CONCLUSION

Drawing conclusions when writing about television is a seemingly impossible task. It eludes any comprehensive overview. Its ubiquity can only be viewed from a very limited perspective and its open-ended flow makes conclusions inevitably provisional. This book is best understood in the same way as the programmes it has been discussing; that is, in relation to the time and place of its production and within the limits of selection produced by my own interests and purposes and the imagined audience I have in mind. My background in feminist cultural studies has been the primary influence on this; as someone who first engaged with feminist ideas through their portrayal in film and television I am interested in how cultural identity is discursively formed through popular culture.

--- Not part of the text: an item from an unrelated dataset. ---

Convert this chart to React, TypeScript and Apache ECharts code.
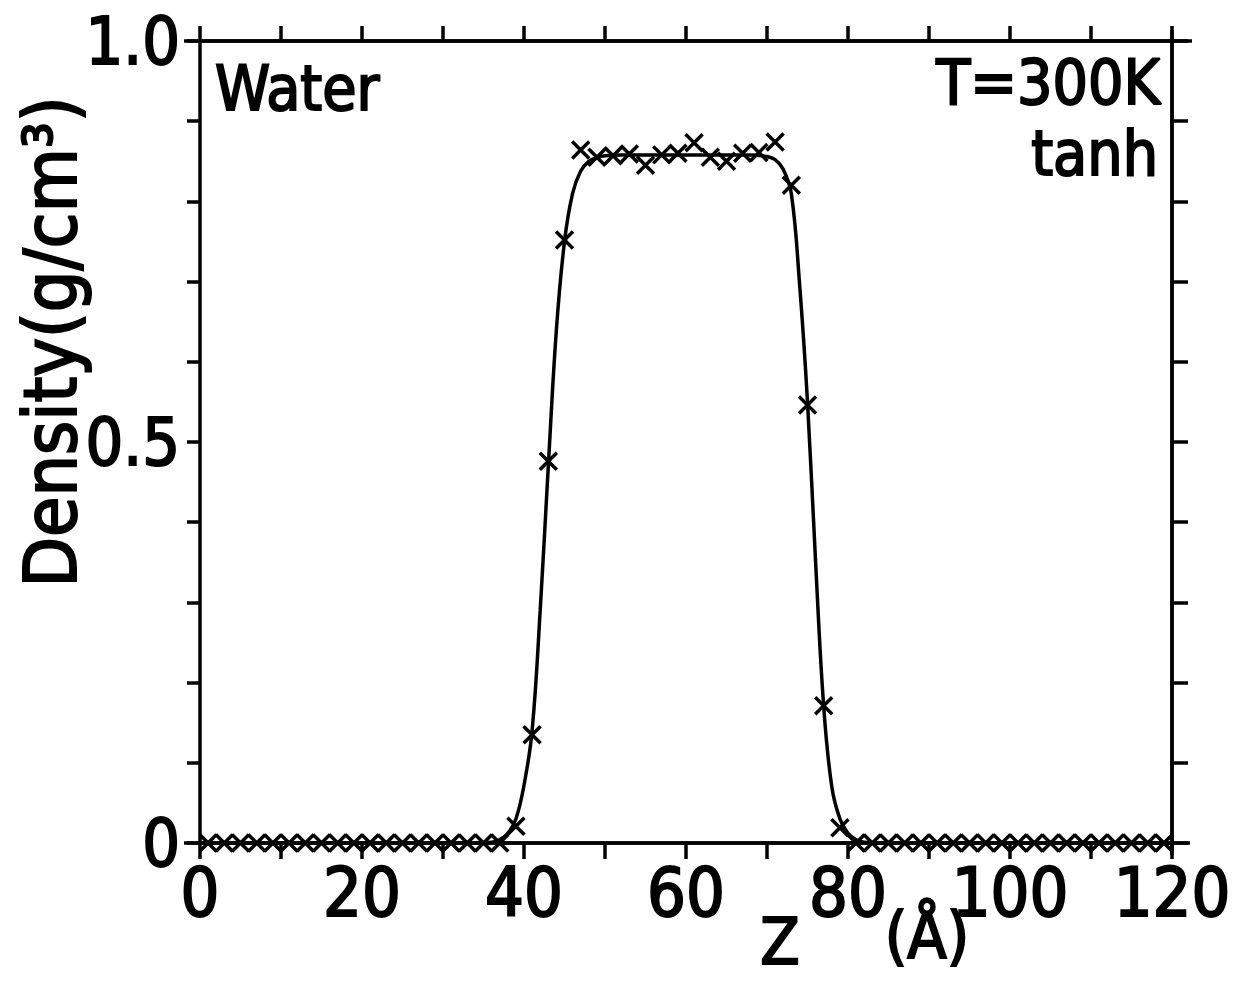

With this in mind I have demonstrated how, in the cases selected, the portrayal of sexuality can be shown to have resulted from the discursive context in which the programme has been made — the sexual norms, codes of taste and decency, genre conventions and hierarchies of taste that regulate what can be said or shown. These discourses are mobilized in the attempts by television companies to address a varied range of consumer-citizens with differentiated aesthetic tastes, political con­victions, moral beliefs and sexual identities that will affect their orientations towards sexual portrayal. There is no exact fit between what is produced and how it is con­sumed but neither are they entirely disconnected. Both are selectively and reflexively formed in relation to the larger discursive context.